Moscow says strikes on Syria army threaten US-Russia ceasefire plan

MOSCOW/BEIRUT--Moscow stepped up its war of words with Washington on Sunday, saying air strikes by a U.S.-led coalition on the Syrian army threatened the implementation of a U.S.-Russian ceasefire plan for Syria and bordered on connivance with Islamic State.


  The diplomatic dispute heated up on the last day of a seven-day ceasefire marred by a surge of violence as warplanes hit the strategic northern city of Aleppo for the first time since the truce came into effect.
  In another blow to hopes for the ceasefire, the governor of Homs said several hundred rebels would be evacuated from the last rebel-held district of the Syrian city on Monday, prompting rebels to warn any such step would amount to the government declaring the end of the truce.
  On Saturday, the Russian Defence Ministry said U.S. jets had killed more than 60 Syrian soldiers in the eastern Syrian city of Deir al-Zor in four air strikes by two F-16 and two A-10 fighter jets coming from the direction of Iraq.

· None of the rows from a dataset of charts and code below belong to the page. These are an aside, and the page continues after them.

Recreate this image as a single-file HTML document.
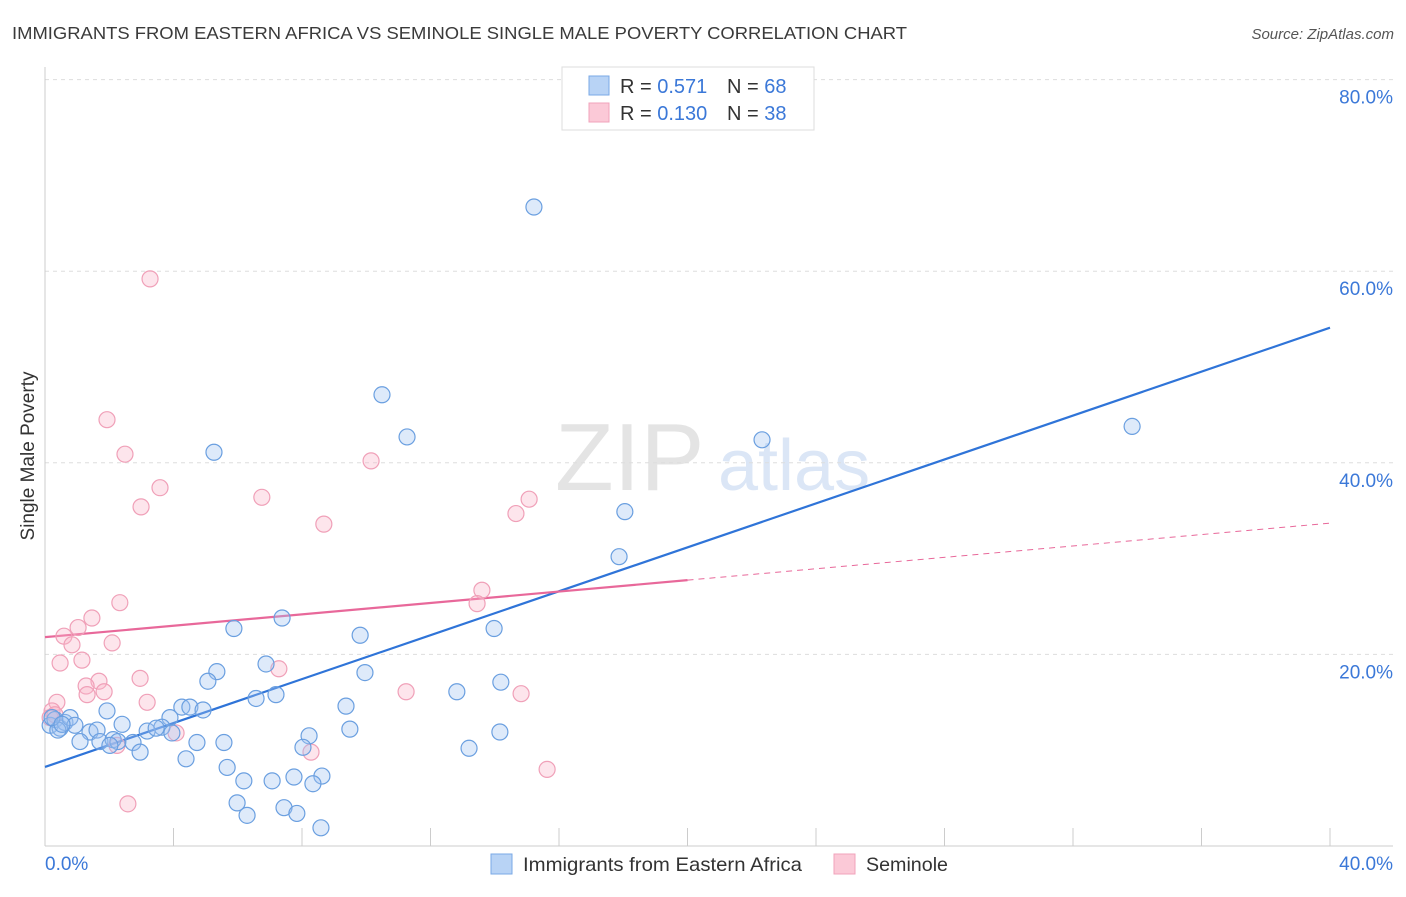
<!DOCTYPE html>
<html><head><meta charset="utf-8"><style>
body{margin:0;background:#fff;font-family:"Liberation Sans",sans-serif;}
svg text{font-family:"Liberation Sans",sans-serif;}
</style></head><body>
<svg id="chart" width="1406" height="892" xmlns="http://www.w3.org/2000/svg">
<text x="12" y="39" font-size="17.5" fill="#3a3a3a" textLength="895" lengthAdjust="spacingAndGlyphs">IMMIGRANTS FROM EASTERN AFRICA VS SEMINOLE SINGLE MALE POVERTY CORRELATION CHART</text>
<text x="1394" y="39" font-size="15" fill="#555" font-style="italic" text-anchor="end">Source: ZipAtlas.com</text>
<g>
<text x="555" y="490" font-size="96" fill="#e4e4e4" font-family="Liberation Serif, serif">ZIP</text>
<text x="718" y="490" font-size="72" fill="#dbe6f6">atlas</text>
</g>
<g id="grid"></g>
<g id="axes"></g>
<g id="lines"></g>
<g id="pts"></g>
<text transform="translate(34,456) rotate(-90)" font-size="19" fill="#333" text-anchor="middle">Single Male Poverty</text>
<g>
<rect x="562" y="67" width="252" height="63" fill="#fff" stroke="#ddd"/>
<rect x="589" y="76" width="20" height="19" fill="#b8d3f5" stroke="#7aa8e6"/>
<rect x="589" y="103" width="20" height="19" fill="#fbc9d7" stroke="#f0a3bb"/>
<text x="620" y="93" font-size="20" fill="#333">R = <tspan fill="#3b78d8">0.571</tspan></text>
<text x="727" y="93" font-size="20" fill="#333">N = <tspan fill="#3b78d8">68</tspan></text>
<text x="620" y="120" font-size="20" fill="#333">R = <tspan fill="#3b78d8">0.130</tspan></text>
<text x="727" y="120" font-size="20" fill="#333">N = <tspan fill="#3b78d8">38</tspan></text>
</g>
<g>
<rect x="491" y="854" width="21" height="20" fill="#b8d3f5" stroke="#7aa8e6"/>
<text x="523" y="871" font-size="19.5" fill="#333" textLength="279" lengthAdjust="spacingAndGlyphs">Immigrants from Eastern Africa</text>
<rect x="834" y="854" width="21" height="20" fill="#fbc9d7" stroke="#f0a3bb"/>
<text x="866" y="871" font-size="19.5" fill="#333" textLength="82" lengthAdjust="spacingAndGlyphs">Seminole</text>
</g>
</svg>
<script>
const yTicks=[20,40,60,80];
const yTickLabels=["20.0%","40.0%","60.0%","80.0%"];
const xTickLabels=["0.0%","40.0%"];
const blueX=[15.22,10.49,11.27,5.26,22.32,33.84,18.05,17.87,7.38,5.88,13.98,9.81,6.88,5.35,9.96,5.07,14.19,12.82,6.57,7.19,9.37,4.26,4.51,4.92,1.93,3.89,2.40,3.64,3.18,9.49,14.16,8.22,3.95,0.16,0.31,0.47,0.62,0.78,0.93,1.40,1.62,1.09,1.71,2.12,2.27,2.74,2.96,4.73,5.57,8.03,13.20,4.39,5.67,6.19,7.07,7.75,8.62,8.34,5.98,7.44,7.84,6.29,8.59,0.40,0.22,0.53,2.02,3.46];
const blueY=[66.7,47.1,42.7,41.1,42.4,43.8,34.9,30.2,23.8,22.7,22.7,22.0,19.0,18.2,18.1,17.2,17.1,16.1,15.4,15.8,14.6,14.5,14.5,14.2,14.1,13.4,12.7,12.4,12.0,12.2,11.9,11.5,11.8,12.6,13.2,12.3,12.9,13.4,12.6,11.9,12.1,10.9,10.9,11.1,10.9,10.8,9.8,10.8,10.8,10.3,10.2,9.1,8.2,6.8,6.8,7.2,7.3,6.5,4.5,4.0,3.4,3.2,1.9,12.1,13.4,12.7,10.5,12.3];
const pinkX=[3.27,1.93,2.49,3.58,10.15,6.75,2.99,8.68,15.07,14.66,13.60,13.45,2.33,1.46,1.03,0.59,0.84,2.09,1.15,0.47,2.96,1.68,1.28,1.84,1.31,7.28,11.24,14.82,3.18,0.37,0.22,0.16,4.08,2.24,8.28,15.63,2.58,0.31];
const pinkY=[59.2,44.5,40.9,37.4,40.2,36.4,35.4,33.6,36.2,34.7,26.7,25.3,25.4,23.8,22.8,21.9,21.0,21.2,19.4,19.1,17.5,17.2,16.7,16.1,15.8,18.5,16.1,15.9,15.0,15.0,14.1,13.4,11.8,10.5,9.8,8.0,4.4,13.7];
const blueFit=[8.25,54.1];
const pinkFit=[21.8,33.7];
const pinkSolidEnd=20;
const NS="http://www.w3.org/2000/svg";
const sx=v=>45+v*32.125, sy=v=>846-v*9.58;
function mk(t,a,p){const e=document.createElementNS(NS,t);for(const k in a)e.setAttribute(k,a[k]);document.getElementById(p).appendChild(e);return e;}
yTicks.forEach((t,i)=>{
 const g=mk('line',{x1:45,x2:1393,y1:sy(t),y2:sy(t),stroke:'#ddd','stroke-dasharray':'4,4'},'grid');
 
 
 const l=mk('text',{x:1393,y:sy(t)+24,'font-size':19,fill:'#3b78d8','text-anchor':'end'},'axes');
 l.textContent=yTickLabels[i];
 
 
});
mk('line',{x1:45,x2:45,y1:67,y2:846,stroke:'#ccc'},'axes');
mk('line',{x1:45,x2:1393,y1:846,y2:846,stroke:'#ccc'},'axes');
for(let i=0;i<=10;i++){mk('line',{x1:sx(i*4),x2:sx(i*4),y1:828,y2:846,stroke:'#ccc'},'axes');}
[0,40].forEach((v,i)=>{
 const l=mk('text',{x:i?1393:45,y:870,'font-size':19,fill:'#3b78d8','text-anchor':i?'end':'start'},'axes');
 l.textContent=xTickLabels[i];
 
 
});
function pts(xs,ys,fill,stroke,name){xs.forEach((x,i)=>{
 const c=mk('circle',{cx:sx(x),cy:sy(ys[i]),r:8,fill:fill,stroke:stroke,'stroke-width':1.2},'pts');
 
 
});}
pts(pinkX,pinkY,'rgba(248,180,200,0.35)','#f0a0b8','seminole-point');
pts(blueX,blueY,'rgba(160,196,240,0.35)','#6a9fe0','eastern-africa-point');
const bl=mk('line',{x1:sx(0),y1:sy(blueFit[0]),x2:sx(40),y2:sy(blueFit[1]),stroke:'#2f74d8','stroke-width':2.2},'lines');


const pm=pinkFit[0]+(pinkFit[1]-pinkFit[0])*pinkSolidEnd/40;
const pl=mk('line',{x1:sx(0),y1:sy(pinkFit[0]),x2:sx(pinkSolidEnd),y2:sy(pm),stroke:'#e8689a','stroke-width':2.2},'lines');


const pd=mk('line',{x1:sx(pinkSolidEnd),y1:sy(pm),x2:sx(40),y2:sy(pinkFit[1]),stroke:'#e8689a','stroke-width':1,'stroke-dasharray':'6,5'},'lines');


</script>
</body></html>
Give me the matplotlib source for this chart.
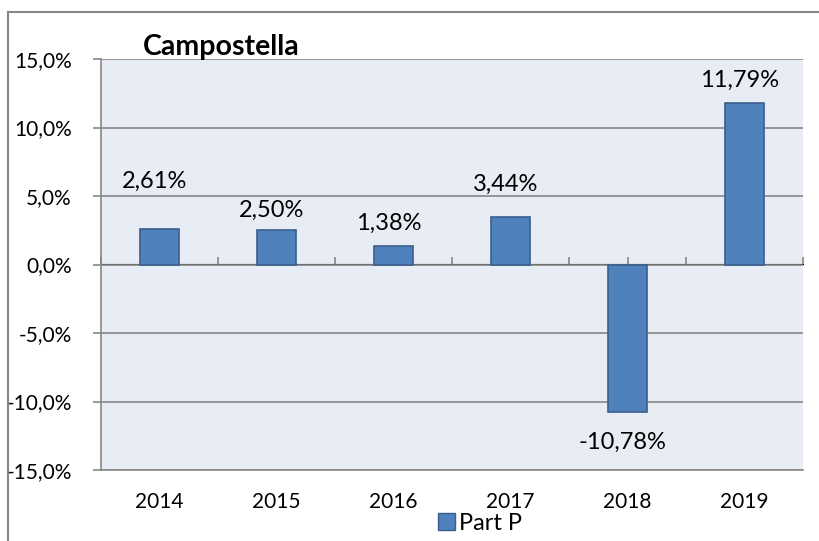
import numpy as np
import matplotlib
matplotlib.use('Agg')
import matplotlib.pyplot as plt
from matplotlib.lines import Line2D
from matplotlib.patches import Patch

years = ['2014', '2015', '2016', '2017', '2018', '2019']
part_p = [2.61, 2.50, 1.38, 3.44, -10.78, 11.79]
bar_labels = ['2,61%', '2,50%', '1,38%', '3,44%', '-10,78%', '11,79%']
# where Excel left each data label (value units, hand-placed in the original)
label_pos = [6.07, 3.95, 3.0, 5.85, -13.0, 13.45]

plt.rcParams['font.family'] = ['Lato', 'DejaVu Sans']

bar_color = '#4F81BD'
edge_color = '#3A5F8C'
grid_color = '#878787'

fig = plt.figure(figsize=(8.19, 5.41), dpi=100)
ax = fig.add_axes([101/819, 1 - 470/541, (803 - 101)/819, (470 - 59)/541])
ax.set_facecolor('#E8ECF4')

x = np.arange(len(years))
ax.bar(x, part_p, width=0.34, color=bar_color, edgecolor=edge_color, linewidth=1.2, zorder=3)

for xi, lab, pos in zip(x, bar_labels, label_pos):
    ax.text(xi - 0.04, pos, lab, ha='center', va='center', fontsize=17, zorder=4)

ax.set_xlim(-0.5, len(years) - 0.5)
ax.set_ylim(-15, 15)
yt = np.arange(-15, 16, 5)
ax.set_yticks(yt)
ax.set_yticklabels(['{:.1f}%'.format(v).replace('.', ',') for v in yt], fontsize=15)
ax.set_xticks(x)
ax.set_xticklabels(years, fontsize=15)
ax.tick_params(axis='x', length=0, pad=16)
ax.tick_params(axis='y', length=6, color=grid_color, width=1.2, pad=15)
ax.grid(axis='y', color=grid_color, linewidth=1.2, zorder=1)
for side in ['top', 'right']:
    ax.spines[side].set_visible(False)
for side in ['left', 'bottom']:
    ax.spines[side].set_color(grid_color)
    ax.spines[side].set_linewidth(1.2)

# category tick marks sit on the zero line
sec = ax.secondary_xaxis(0.5)
sec.set_xticks(np.arange(-0.5, len(years), 1.0), labels=[''] * (len(years) + 1))
sec.set_xticks(x, labels=[''] * len(years), minor=True)
sec.tick_params(which='both', direction='out', length=5, color=grid_color, width=1.2)
sec.spines['bottom'].set_visible(False)

fig.text(143/819, 1 - 47/541, 'Campostella', fontsize=20.5, fontweight='bold', va='center', ha='left')

fig.legend(handles=[Patch(facecolor=bar_color, edgecolor=edge_color, label='Part P')],
           loc='center left', bbox_to_anchor=(424/819, 1 - 523/541), frameon=False,
           fontsize=17, handlelength=0.7, handleheight=0.7, handletextpad=0.2,
           borderpad=0.1)

# chart frame (cropped on right and bottom)
fig.add_artist(Line2D([8/819, 1], [1 - 12/541, 1 - 12/541], color=grid_color, lw=1.5))
fig.add_artist(Line2D([8/819, 8/819], [0, 1 - 12/541], color=grid_color, lw=1.5))

fig.savefig('out.png', dpi=100)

Syrian U.N. Ambassador Bashar Ja'afari charged that U.S.-led strikes were aimed at torpedoing the ceasefire but France's foreign minister, speaking in New York, placed the main blame for truce violations on President Bashar al Assad's government.
  The Britain-based monitoring group Syrian Observatory for Human Rights said a military source at Deir al-Zor airport reported at least 90 Syrian soldiers were killed in the strikes.
  A U.S. official said the U.S. military believed reports that about 60 Syrian troops were killed but declined to speculate on the number of wounded. Two U.S. officials also confirmed that a tank was among the vehicles hit in the strike, raising more questions about what kind of intelligence led the coalition aircraft to conclude Islamic State militants were operating the military equipment.
  "The actions of coalition pilots - if they, as we hope, were not taken on an order from Washington - are on the boundary between criminal negligence and connivance with Islamic State terrorists," Russia's Foreign Ministry said in a statement. "We strongly urge Washington to exert the needed pressure on the illegal armed groups under its patronage to implement the ceasefire plan unconditionally. Otherwise the implementation of the entire package of the U.S.-Russian accords reached in Geneva on Sept. 9 may be jeopardized."
  U.S. Secretary of State John Kerry in turn told CNN that Russia should do more to support the ceasefire and "stop the grandstanding, stop the showboating and get the humanitarian assistance going."
  Kerry called Saturday's incident a "terrible thing ... that we all acknowledge and regret."
  Russia, which support's Assad along with Iran, has called on Washington to press the moderate Syrian opposition to separate itself from Islamic State and other "terrorist groups."
  Iran also condemned the U.S. military action. "Such moves indicate America supports terrorist groups in Syria," a foreign ministry spokesman said, according to Iranian news agencies.
  In Venezuela, Syrian U.N. Ambassador Bashar Ja'afari said the U.S.-led coalition strikes were intended to sink the ceasefire.
  French Foreign Minister Jean-Marc Ayrault said that despite the strikes on the Syrians, Syrian government forces were principally behind the truce violations. The U.S. military said the coalition stopped the attacks against what it believed to be Islamic State positions in northeast Syria after Russia informed it that Syrian forces may have been hit.
  "The White House is defending Islamic State. Now there can be no doubts about that," Russian foreign ministry spokeswoman Maria Zakharova said in comments aired by state TV.
  The U.S. ambassador to the United Nations, Samantha Power, said Zakharova should be embarrassed by that claim. Russia's U.N. representative, Vitaly Churkin, said Russia had no "specific evidence" of U.S. collusion with Islamic State.